I can picture myself now, doubled over on the bathroom floor, lost and sad and scared and not understanding that God Himself could supercede my disbelief and make Himself known to me.  It was a dark year that followed.  I was scared of everything, especially of dying without knowing that God was real.  I held my breath when I’d pass a car on the highway, knowing I was inches from my death– and maybe eternal death.

OCD, you thief.  I hate you with such intensity.

For years after that, I could not return to Missouri without being triggered into a complete relapse which would take weeks to recover from.  Once I went to college, I refused to return.  I wonder what my mom’s side of the family thought– if they wondered if I was stuck-up or selfish for not making that 11-hour drive to see them.  It was only once a year, for goodness sakes.  They didn’t know any of the background, didn’t know the way that just crossing that state border into Missouri had become the instant switch for me to question my faith.
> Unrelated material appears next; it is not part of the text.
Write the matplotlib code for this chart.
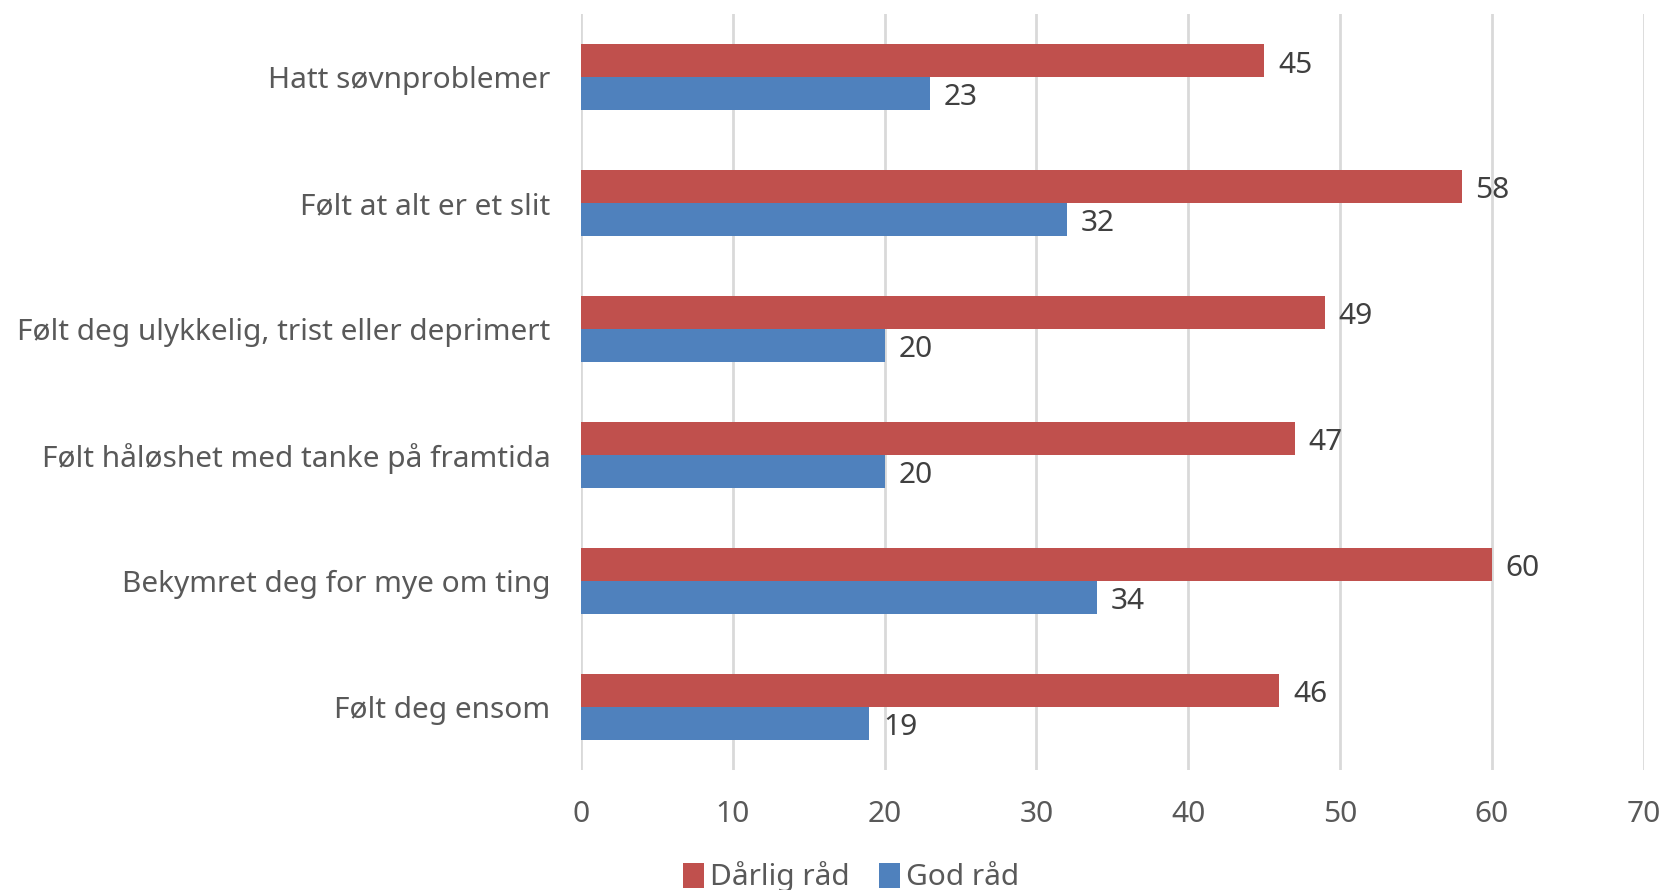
import numpy as np
import matplotlib.pyplot as plt

categories = ["Hatt søvnproblemer", "Følt at alt er et slit",
              "Følt deg ulykkelig, trist eller deprimert",
              "Følt håløshet med tanke på framtida",
              "Bekymret deg for mye om ting", "Følt deg ensom"]
darlig = [45, 58, 49, 47, 60, 46]
god = [23, 32, 20, 20, 34, 19]
series_names = ["Dårlig råd", "God råd"]
xticks = [0, 10, 20, 30, 40, 50, 60, 70]

red = "#C0504D"
blue = "#4F81BD"
txt = "#595959"

plt.rcParams['font.family'] = ['Noto Sans', 'DejaVu Sans']
fs = 21.5

fig = plt.figure(figsize=(16.62, 8.9), dpi=100)
ax = fig.add_axes([0.3496, 0.135, 0.6394, 0.849])

y = np.arange(len(categories))
h = 0.26
rb = ax.barh(y - h / 2, darlig, height=h, color=red, label=series_names[0], zorder=2)
bb = ax.barh(y + h / 2, god, height=h, color=blue, label=series_names[1], zorder=2)

# value labels just right of each bar
for bars, vals in ((rb, darlig), (bb, god)):
    for b, v in zip(bars, vals):
        ax.annotate(str(v), (b.get_width(), b.get_y() + b.get_height() / 2),
                    xytext=(10, -3), textcoords="offset points",
                    va="center", ha="left", fontsize=fs, color="#404040")

ax.set_xlim(0, 70)
ax.set_ylim(len(categories) - 0.5, -0.5)
ax.set_xticks(xticks)
ax.set_yticks(y)
ax.set_yticklabels(categories)
ax.grid(axis="x", color="#D9D9D9", linewidth=2, zorder=0)
ax.tick_params(axis="both", length=0, labelsize=fs, labelcolor=txt)
ax.tick_params(axis="x", pad=22)
ax.tick_params(axis="y", pad=22)
for s in ax.spines.values():
    s.set_visible(False)

fig.legend(loc="lower center", bbox_to_anchor=(0.512, -0.033), ncol=2, frameon=False,
           fontsize=fs, labelcolor=txt, handlelength=0.7, handleheight=0.9,
           handletextpad=0.2, columnspacing=1.0)

fig.savefig("out.png", dpi=100)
Christmas stumbled along after Thanksgiving, and it was just as hard.  And so, these holidays over the years cemented themselves into difficult seasons that I would have to survive.  And even though November and December are nothing like they were even ten years ago, those memories are strong.

I know there are a lot of people out there who will have such a hard time this season, those of you who have Christmas hang over you like a stormcloud, who will breath a sigh of relief when you return to “life as usual” on the day after New Years.  I’m so sorry, and I totally understand.  I hope that this year will be different for you– that God will supernaturally supercede your painful memories and depression and general feelings of wrongness, and that He will give you joy in your hearts instead of these.

As Christmas approaches, my prayer for you is this: Jesus Christ, You are the Word that became flesh, a holy incarnation that blows my mind every time I stop to consider it.  Please overwhelm us with the sacred mystery of it all in ways that memories, depression, OCD, anxiety, and other mental illnesses can’t defeat.  Jesus, be the mighty redeemer that You have been and continue to be and REDEEM this holiday season for those of us who need a rescue.  Hold us in real ways that we can feel.  Amen.